A Psicologia Analítica de Jung e o Inconsciente Coletivo
Para compreender a profunda ligação que Jung estabeleceu com a alquimia, é fundamental delinear os pilares de sua psicologia analítica, com destaque para o conceito revolucionário do inconsciente coletivo. Diferentemente da visão freudiana de um inconsciente primordialmente formado por conteúdos reprimidos da experiência individual, Jung propôs a existência de uma camada mais profunda e universal da psique, compartilhada por toda a humanidade: o inconsciente coletivo.
Este reservatório psíquico ancestral é composto por padrões universais de pensamento, sentimento e comportamento, que Jung denominou arquétipos. Esses arquétipos não são formas predefinidas, mas sim predisposições inatas para vivenciar e responder ao mundo de certas maneiras. Eles se manifestam através de imagens primordiais, símbolos e temas recorrentes encontrados em mitos, lendas, sonhos, rituais e, crucialmente para o nosso estudo, na linguagem simbólica da alquimia.
Arquétipos como a Sombra (os aspectos reprimidos e não reconhecidos da personalidade), a Anima e o Animus (os aspectos feminino no homem e masculino na mulher, respectivamente), o Self (o arquétipo da totalidade e da individuação), o Herói, o Sábio e a Grande Mãe são forças dinâmicas que influenciam nossa percepção, nossas emoções e nossos comportamentos de maneiras muitas vezes sutis e inconscientes. Eles são os "blocos de construção" da psique coletiva, transmitidos de geração em geração.

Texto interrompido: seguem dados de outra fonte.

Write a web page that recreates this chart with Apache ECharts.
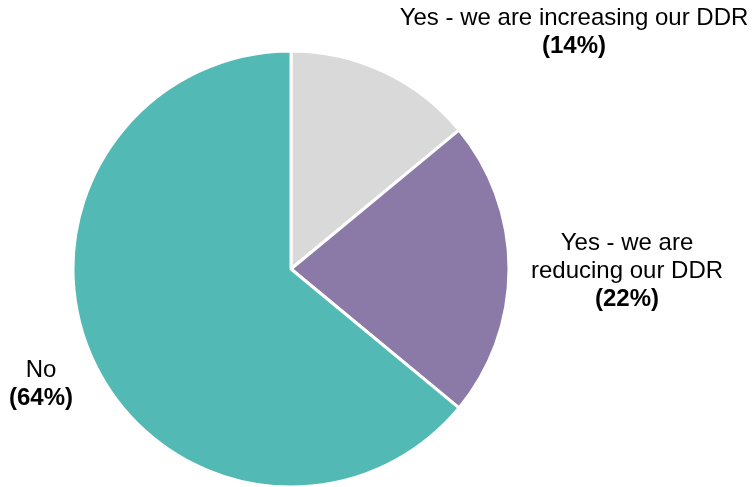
<!DOCTYPE html>
<html>
<head>
<meta charset="utf-8">
<script src="https://cdn.jsdelivr.net/npm/echarts@6/dist/echarts.min.js"></script>
<style>
  html, body { margin: 0; padding: 0; background: #fff; }
  #chart { width: 755px; height: 487px; }
</style>
</head>
<body>
<div id="chart"></div>
<script>
// Survey responses: share of answers per option
const categories = ['Yes - we are increasing our DDR', 'Yes - we are\nreducing our DDR', 'No'];
const shares = [14, 22, 64];
const colors = ['#d9d9d9', '#8b7aa7', '#52b9b4'];

// Label anchor points (text centre, top of first line) for each slice
const labelAnchors = [
  { x: 574, y: 4 },
  { x: 627, y: 229 },
  { x: 41, y: 356 }
];

const FONT = 'Liberation Sans, Arial, sans-serif';

const chart = echarts.init(document.getElementById('chart'), null, { renderer: 'canvas' });

chart.setOption({
  animation: false,
  series: [{
    type: 'pie',
    center: [291, 269],
    radius: 218,
    startAngle: 90,
    clockwise: true,
    data: categories.map((name, i) => ({
      name: name,
      value: shares[i],
      itemStyle: { color: colors[i] }
    })),
    itemStyle: { borderColor: '#ffffff', borderWidth: 3 },
    labelLine: { show: false },
    label: {
      show: true,
      position: 'outside',
      overflow: 'none',
      formatter: p => p.name + '\n{b|(' + p.value + '%)}',
      fontFamily: FONT,
      fontSize: 24,
      lineHeight: 28,
      color: '#000',
      align: 'center',
      rich: {
        b: { fontWeight: 'bold', fontSize: 24, lineHeight: 28, color: '#000', fontFamily: FONT }
      }
    },
    labelLayout: function (params) {
      const a = labelAnchors[params.dataIndex];
      return { x: a.x, y: a.y, align: 'center', verticalAlign: 'top' };
    },
    emphasis: { disabled: true }
  }]
});
</script>
</body>
</html>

A importância do inconsciente coletivo para a compreensão da alquimia reside no fato de que Jung percebeu que os símbolos e as operações alquímicas não eram meros produtos da imaginação individual de alquimistas isolados. Em vez disso, ele argumentou que esses símbolos emergiam diretamente do inconsciente coletivo, representando arquétipos fundamentais do processo de individuação. Os alquimistas, em sua busca pela transmutação da matéria, estavam, inconscientemente, projetando em seus experimentos e em sua linguagem simbólica os estágios e os desafios da própria transformação psíquica.
Para Jung, os sonhos eram uma das principais vias de acesso ao inconsciente coletivo, revelando imagens arquetípicas que ecoavam os símbolos encontrados nos textos alquímicos. Ao analisar os sonhos de seus pacientes, Jung frequentemente se deparava com símbolos e temas que guardavam uma semelhança surpreendente com as descrições e ilustrações alquímicas, mesmo quando seus pacientes não tinham nenhum conhecimento prévio sobre o assunto. Essa observação reforçou sua convicção de que a alquimia não era apenas uma protoquímica obscura, mas sim um sistema simbólico rico que espelhava os processos psicológicos mais profundos.
Portanto, a psicologia analítica de Jung, com sua ênfase no inconsciente coletivo e nos arquétipos, forneceu a chave para decifrar o enigma da alquimia. Ao reconhecer a natureza arquetípica dos símbolos alquímicos, Jung abriu um novo caminho para a compreensão tanto da psique humana quanto da sabedoria ancestral contida na arte hermética. A alquimia, sob a lente da psicologia junguiana, deixou de ser vista como uma busca literal pelo ouro físico e passou a ser entendida como uma jornada simbólica em direção ao "ouro interior" – a realização do Self.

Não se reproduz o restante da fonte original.